Centrifuge Test and Numerical Simulation on Failure Mechanism of Channel Slopes with Pre-existing Fractures

In water diversion projects, the stability of deep-cut channel slopes traversing expansive soil strata is a critical geological issue affecting project safety. Pre-existing gentle-dip fissures, occurring in deep layers and inclined towards the channel, are a key geological factor controlling the stability of such slopes. To investigate the progressive failure mechanism and stability patterns of slopes governed by such fissures, a combined
approach of centrifuge model testing and finite element numerical simulation was employed. The pre-existing fissure plane was simulated using a double-layer geome mbrane with an oil film interlayer.
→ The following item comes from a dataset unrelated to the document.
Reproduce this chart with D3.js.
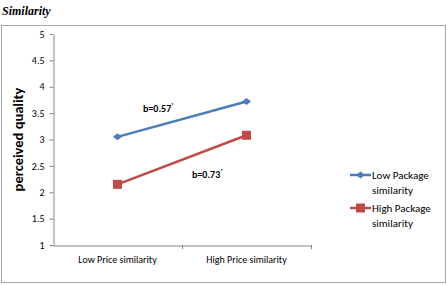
<!DOCTYPE html>
<html>
<head>
<meta charset="utf-8">
<script src="https://cdn.jsdelivr.net/npm/d3@7"></script>
<style>
body { margin: 0; background: #fff; }
</style>
</head>
<body>
<svg width="447" height="285"></svg>
<script>
const categories = ["Low Price similarity", "High Price similarity"]
const seriesNames = ["Low Package similarity", "High Package similarity"]
const lowPackage = [3.05, 3.72]
const highPackage = [2.15, 3.08]
const yTicks = [1, 1.5, 2, 2.5, 3, 3.5, 4, 4.5, 5]
const slopeLabels = ["b=0.57", "b=0.73"]

const svg = d3.select("svg")
const font = "Calibri, Carlito, 'Liberation Sans', Arial, sans-serif"

// heading
svg.append("text")
    .attr("x", 2).attr("y", 15)
    .attr("font-family", "'Liberation Serif', 'Times New Roman', serif")
    .attr("font-style", "italic").attr("font-weight", "bold")
    .attr("font-size", 12)
    .text("Similarity")

// chart border
svg.append("rect")
    .attr("x", 1.5).attr("y", 25.5)
    .attr("width", 444).attr("height", 257)
    .attr("fill", "none").attr("stroke", "#a6a6a6").attr("stroke-width", 1)

const x = d3.scaleBand().domain(categories).range([53, 311])
const y = d3.scaleLinear().domain([1, 5]).range([245, 34])

const yAxis = svg.append("g")
    .attr("transform", "translate(53.5,0)")
    .call(d3.axisLeft(y).tickValues(yTicks).tickSize(4).tickSizeOuter(0).tickFormat(d3.format("")))
yAxis.select(".domain").attr("stroke", "#868686")
yAxis.selectAll(".tick line").attr("stroke", "#868686")
yAxis.selectAll("text").attr("x", -9).attr("font-family", font).attr("font-size", 10).attr("fill", "#000")

const xAxis = svg.append("g")
    .attr("transform", "translate(0,245.5)")
    .call(d3.axisBottom(x).tickSize(0).tickSizeOuter(0))
xAxis.select(".domain").attr("stroke", "#868686")
xAxis.selectAll(".tick line").remove()
xAxis.selectAll("text").attr("dy", 0).attr("y", 17)
    .attr("font-family", font).attr("font-size", 10).attr("fill", "#000")
// category boundary ticks
categories.forEach(c => {
    svg.append("line")
        .attr("x1", x(c) + x.bandwidth() + 0.5).attr("x2", x(c) + x.bandwidth() + 0.5)
        .attr("y1", 245).attr("y2", 249)
        .attr("stroke", "#868686")
})

// y title
svg.append("text")
    .attr("transform", "translate(23," + y(3) + ") rotate(-90)")
    .attr("text-anchor", "middle")
    .attr("font-family", font).attr("font-weight", "bold").attr("font-size", 14.5)
    .text("perceived quality")

const cx = c => x(c) + x.bandwidth() / 2
const line = d3.line().x((d, i) => cx(categories[i])).y(d => y(d))

const series = [
    { name: seriesNames[0], values: lowPackage, color: "#4a7ebb", marker: "diamond" },
    { name: seriesNames[1], values: highPackage, color: "#be4b48", marker: "square" }
]

function drawMarker(g, type, px, py, color) {
    if (type === "diamond") {
        g.append("path")
            .attr("d", "M-4.5,0L0,-3.5L4.5,0L0,3.5Z")
            .attr("transform", "translate(" + px + "," + py + ")")
            .attr("fill", color)
    } else {
        g.append("rect")
            .attr("x", px - 4.5).attr("y", py - 4.5)
            .attr("width", 9).attr("height", 9)
            .attr("fill", color)
    }
}

series.forEach(s => {
    svg.append("path")
        .attr("d", line(s.values))
        .attr("fill", "none").attr("stroke", s.color).attr("stroke-width", 2.5)
    s.values.forEach((v, i) => drawMarker(svg, s.marker, cx(categories[i]), y(v), s.color))
})

// slope annotations
const labelPos = [[143, 112], [192, 178]]
slopeLabels.forEach((t, i) => {
    const tx = svg.append("text")
        .attr("x", labelPos[i][0]).attr("y", labelPos[i][1])
        .attr("font-family", font).attr("font-weight", "bold").attr("font-size", 10)
        .text(t)
    tx.append("tspan").attr("font-size", 5).attr("dy", -5).text("*")
})

// legend
const legendY = [175, 208]
series.forEach((s, i) => {
    const ly = legendY[i]
    svg.append("line")
        .attr("x1", 350).attr("x2", 371).attr("y1", ly).attr("y2", ly)
        .attr("stroke", s.color).attr("stroke-width", 2.5)
    drawMarker(svg, s.marker, 360.5, ly, s.color)
    const words = s.name.split(" ")
    const lt = svg.append("text")
        .attr("x", 372).attr("y", ly + 4)
        .attr("font-family", font).attr("font-size", 11)
    lt.append("tspan").attr("x", 372).text(words.slice(0, 2).join(" "))
    lt.append("tspan").attr("x", 372).attr("dy", 14.5).text(words.slice(2).join(" "))
})
</script>
</body>
</html>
The entire process of deformation, crack propagation, and sliding failure of an expansive soil slope containing a bilinear (gentle dip 12° + steep dip 48°) pre-existing fissure under hypergravity loading was studied. The results indicate that: (1) Slope instability exhibits a four-stage characteristic: crest settlement and cracking, horizontal displacement of the slope face, acceleration of deformation, and overall sliding along the gentle-dip fissure plane. (2) The fissure connectivity rate has the most significant impact on stability; when it increases from 67% to 100%, the safety factor decreases by 16.1%. (3) The slope angle also has a considerable influence on stability; as it increases within the range of 40° to 50°, the safety factor decreases by 32.7%. (4) Numerical simulations validated the experimental failure mode and revealed that low-strength fissure planes induce deep-seated bilinear sliding, whereas under high-strength conditions, failure shifts to a shallow circular arc mode. The findings of this study provide a theoretical basis for the stability assessment and disaster prevention and control of fissured expansive soil channel slopes.